# For Anxiety over these unsettling times



## NaphtaliPress (Feb 11, 2009)

This is one of the many sermons I'm working on for a collected sermons of James Durham and it struck me as something I should make available for others' edification at this time when things seem to be unraveling all over. 
Of God?s Relation to His People, a Means to Prevent Anxiety (James Durham) | Naphtali Press


----------



## lynnie (Feb 11, 2009)

I just read half of this. Lovely sermon indeed. Reminds me of that little book The Rare Jewel of Christian Contentment.

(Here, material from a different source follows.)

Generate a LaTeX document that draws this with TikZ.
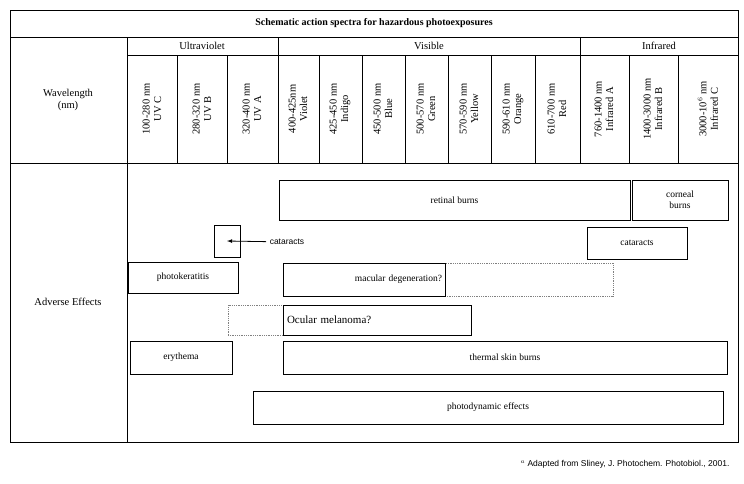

I read at a few conservative economic sites and am convinced we are heading into a depression worse than the 1930s. With five kids, and thinking about them getting jobs and their future, I have found myself drifting into great anxiety sometimes lately. So thank you, this was very timely for me. It all comes back to God is our Father, we are His children, and He will take care of us.


----------



## KMK (Feb 11, 2009)

I am looking forward to reading this.

My wife and I have found great comfort also in Obadiah Sedgwick's Providence Handled Practically which Rev Winzer recommended to me a year or so ago. It is available here: https://www.alibris.com/search/books/isbn/9781601780256


----------



## PresbyDane (Feb 12, 2009)

Thanks for sharing this


----------



## NaphtaliPress (Feb 13, 2009)

BUMP. The file is updated for some typos (thank Josh); and is also embedded now in the Wordpress page (thanks Rich), 
Naphtali Press


----------



## Augusta (Feb 13, 2009)

I will save the new then. Thanks for this sermon. It has been very timely and relevant in our family. I passed it around too.


----------



## Quickened (Feb 13, 2009)

I appreciate it brother!


----------